On Windows Mobile devices some OEMs have included implementations of OpenGL ES (a version of OpenGL for embedded devices) on their devices. Some of HTCs devices have implementations of OpenGL ES 1.x. The Samsung Omnia II has support for a version of OpenGL ES 2.0 (but no support for 1.x).  A developer making a Windows phone program that requires OpenGL  would either need to target a specific set of implementations (in which case devices with other implementations or no implementation would be incompatible) or include a software implementation with their program to use if no other implementation is present.  Either solution results in a user experience that isn’t consistent.

XNA

Whereas DirectX is a native family of APIs XNA is a managed version built on top of DirectX. (note: there was a managed version of DirectX for the desktop that is no deprecated). XNA is not an acronym for anything (reiterated by some documentation saying that XNA stands for “XNA is Not an Acronym”).  XNA contains functionality for rendering 2D sprites, 3D objects, sounds, and handling input, and communication among devices running an XNA game. These applications can target the PC, the Xbox 360, or any one of the Zunes (code example: http://www.codeproject.com/KB/game/XNALevel.aspx ).  

The primary development tools needed for XNA development are Visual Studio 2008 or the free Visual Studio Express and the development language used is C# (XNA currently does not support VB.NET). “XNA Game Studio” must be downloaded along with the compiler that you select to enable XNA targets (http://creators.xna.com/en-US/downloads ).  A popular free modeling tool for creating 3D objects is Blender (http://www.blender.org/download/get-blender/ ). While the development tools or free the ability to deploy ones programs to the Xbox 360 hardware requires a registration fee of 99 USD/year. (Available for free to the academic community).

Project types available for XNA targets.

XNA programs targeting the Zune currently have no supported distribution channel. Programs  targeting the Xbox 360 can be made available  in the  Xbox Marketplace and are assigned a price of 80, 240, and 400 points (80 points = 1 USD). The developer receives 70% of the price of the program.

The Xbox 360 and PC versions of XNA have support for both 2D (sprite based) and 3D graphics. At the time of this writing the Zune’s only support 2D XNA applications. An update to the Zune HD several months ago introduced 3G games on the Zune. There’s not yet been anything stating that the 3D functionality of the Zune HD will be made available to the Zune.  XNA is currently not available on any Windows Phones but leaked documentation shows that Windows Phone 7 Series will have XNA.

Windows Forms

Most of the Windows Mobile managed applications that you see are based on Windows Forms. With Windows Forms a developer can build a user interface by either dragging UI elements from a control palette into a design area, the UI can be built completely using code, or some combination of the two.  The default look of the controls is plain. To change this look one would either need to download/purchase their own control set or write code to change the appearance of the controls.

The Forms Designer in Visual Studio 2008.

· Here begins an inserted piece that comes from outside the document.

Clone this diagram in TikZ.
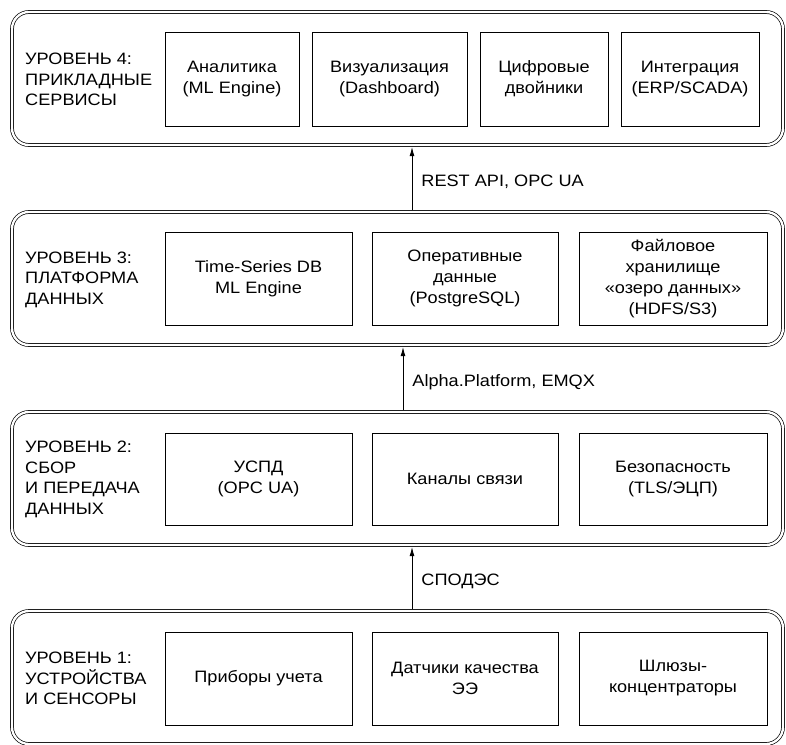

UI Built by Bertoneri Luigi for Windows Mobile.

XAML

XAML (Extensible Application Markup Language) is a declarative language from Microsoft. The language can be used to describe UI layouts, bind those layouts to underlying data, describe shapes, animations, transitions, and declare other resources that a program may need. The language is used by Microsoft’s WPF and Silverlight technologies. XAML can be manipulated from a text editor or from Microsoft Expressions Blend.

A productivity advantage that Blend has over some of Microsoft’s other technologies for creating UI is that the construction of the UI is not exclusive to someone with a developer skill set.  Conventionally when effort is separated among developers and designers the designers may create a user interface in a paint tool and a developer would then take that image and try to reconstruct it in his or her developer tools. When creating a XAML based application the designer can create the UI within Expressions Blend and the developer can attach his or her code to it.

XAML code for a page with a button, textblock, and textbox displayed in Expressions Blend

Expressions Design can be used to draw graphics and output them to XAML

WPF

WPF ( Windows Presentation Foundation) is a XAML derived technology for the user interface for Windows applications.  The look of a XAML application is subject to the styling applied by the operating system.  In addition to creating controls for input or display of information (text box, list box, so on) WPF also supports manipulating and rendering 3D objects. WPF applications run with the same set of privileges that any other .Net application has. So they can run with a full set of permissions or be granted partial trust to restrict the resources to which they have access.  WPF applications only target the Windows operating system.

Silverlight

Silverlight is another XAML derive technology. At the time of this writing Silverlight 3 is the latest version and the release of Silverlight 4 is forthcoming.  In Silverlight 1 while a developer could declare layout and animations from within Blend programmatic control of the Silverlight object had to be performed from JavaScript embedded within the hosting page. In Silverlight 2 the objects became programmable with C# and VB.Net. While Silverlight is a .Net technology it is derived from a subset of the .Net common language runtime. So a computer does not need to have the full .Net runtime installed to run a Silverlight application.  It only needs the Silverlight Plug-in. In the forthcoming Silverlight 4 the runtimes for Silverlight and Windows applications will be combined.  These applications usually run within a browser but can be configured to run outside of a browser too.

While WPF is Windows  centric Silverlight was designed to be operating system agnostic.  A Silverlight 3 application can be run on OS X or Windows.  A Silverlight 2 application can be run on Windows, OS X, and Linux (through Moonlight). Support for Silverlight on Series 60 and Windows Phone devices (Windows Phone 7 Series only) is also coming. The styling of a Silverlight interface is independent of the operating system on which it is run, so the look and feel of the interface will be the same across operating systems.

Silverlight applications do not support 3D graphics, though 3D transformations can be applied to 2D panes.

WPF applications run with full trust unless configured to do otherwise. Silverlight 3  applications always run in a sandbox. They do not have full access to a user’s file system. IsolatedStorage may be available to a Silverlight application (the user can disable isolated storage all together or limit the amount of data available to a Silverlight application). Silverlight applications also cannot arbitrarily open connections to other network resources.  It can open a connection on the server that it came from and open connections to other servers if those other servers have a policy that allow the application to have access through its cross domain settings (example: you can see twitter’s cross domain policy at http://twitter.com/crossdomain.xml  or Bin’s policy at http://bing.com/clientaccesspolicy.xml ). 

Trusted Silverlight 4 applications have the ability to have access to resources outside of the sandbox and have increased isolated storage.